-- start of COLLECTED DATA --

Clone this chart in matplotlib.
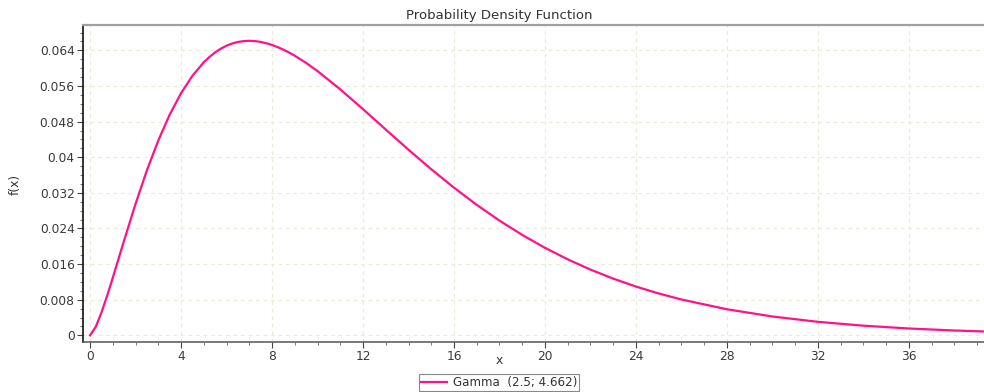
import matplotlib
matplotlib.use("Agg")
import matplotlib.pyplot as plt
from matplotlib.ticker import MultipleLocator, FuncFormatter

# Values (Gamma(2.5; 4.662) PDF)
x_vals = [0, 0.25, 0.5, 0.75, 1, 1.5, 2, 2.5, 3, 3.5, 4, 4.5, 5, 5.25, 5.5, 5.75, 6,
          6.25, 6.5, 6.75, 7, 7.25, 7.5, 7.75, 8, 8.25, 8.5, 8.75, 9, 9.5, 10, 11, 12,
          13, 14, 15, 16, 17, 18, 19, 20, 21, 22, 23, 24, 25, 26, 28, 30, 32, 34, 36,
          38, 39.3]
y_vals = [0.0, 0.001899, 0.005091, 0.008865, 0.012935, 0.021347, 0.029524, 0.037064,
          0.043767, 0.049544, 0.054376, 0.058286, 0.061322, 0.062532, 0.063553,
          0.064386, 0.065050, 0.065543, 0.065888, 0.066082, 0.066148, 0.066079,
          0.065899, 0.065604, 0.065217, 0.064726, 0.064159, 0.063509, 0.062796,
          0.061178, 0.059349, 0.055247, 0.050796, 0.046219, 0.041681, 0.037301,
          0.033160, 0.029305, 0.025765, 0.022548, 0.019650, 0.017060, 0.014762,
          0.012733, 0.010952, 0.009396, 0.0080415, 0.005852, 0.004226, 0.003031,
          0.002162, 0.001534, 0.001083, 0.000862]
series_label = "Gamma  (2.5; 4.662)"
title = "Probability Density Function"
x_label = "x"
y_label = "f(x)"

fig = plt.figure(figsize=(9.84, 3.92), dpi=100)
ax = fig.add_axes([83/984, 1 - 342/392, 1 - 83/984, (342 - 25)/392])

line_color = "#ff1289"
ax.plot(x_vals, y_vals, color=line_color, lw=1.6, label=series_label,
        solid_joinstyle="round")

ax.set_xlim(-0.31, 39.3)
ax.set_ylim(-0.0015, 0.0697)

ax.xaxis.set_major_locator(MultipleLocator(4))
ax.xaxis.set_minor_locator(MultipleLocator(1))
ax.yaxis.set_major_locator(MultipleLocator(0.008))
ax.yaxis.set_minor_locator(MultipleLocator(0.002))

def yfmt(v, pos):
    if abs(v) < 1e-12:
        return "0"
    return ("%.3f" % v).rstrip("0")
ax.yaxis.set_major_formatter(FuncFormatter(yfmt))
ax.xaxis.set_major_formatter(FuncFormatter(lambda v, p: "%d" % round(v)))

fs = 8.8
tick_color = "#444444"
ax.tick_params(axis="both", which="major", length=4, width=0.8, color=tick_color,
               labelsize=fs, labelcolor="#3a3a3a", pad=2)
ax.tick_params(axis="both", which="minor", length=2.5, width=0.7, color="#777777")

ax.grid(True, which="major", color="#ecebd8", linestyle=(0, (3, 3)), lw=0.9)
ax.set_axisbelow(True)

ax.spines["left"].set_color("#111111")
ax.spines["left"].set_linewidth(1.2)
ax.spines["bottom"].set_color("#555555")
ax.spines["bottom"].set_linewidth(1.1)
ax.spines["top"].set_color("#a0a0a0")
ax.spines["top"].set_linewidth(1.6)
ax.spines["right"].set_visible(False)

fig.text(499/984, 1 - 16/392, title, ha="center", va="center", fontsize=9.5, color="#333333")
fig.text(499/984, 1 - 361/392, x_label, ha="center", va="center", fontsize=fs, color="#333333")
fig.text(15/984, 1 - 184/392, y_label, ha="center", va="center", rotation=90, fontsize=fs, color="#333333")

leg = fig.legend(loc="lower center", bbox_to_anchor=(499/984, 1/392), fontsize=8.6,
                 frameon=True, fancybox=False, framealpha=1, edgecolor="#888888",
                 borderpad=0.15, handlelength=2.2, handletextpad=0.5, borderaxespad=0)
leg.get_frame().set_linewidth(0.8)
for t in leg.get_texts():
    t.set_color("#333333")

fig.savefig("out.png", dpi=100)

-- end of COLLECTED DATA --

Give again, word for word, every line from the top of the data through the line with "from matplotlib.ticker import", both ends included, and exclude the pictures.

Clone this chart in matplotlib.
import matplotlib
matplotlib.use("Agg")
import matplotlib.pyplot as plt
from matplotlib.ticker import MultipleLocator, FuncFormatter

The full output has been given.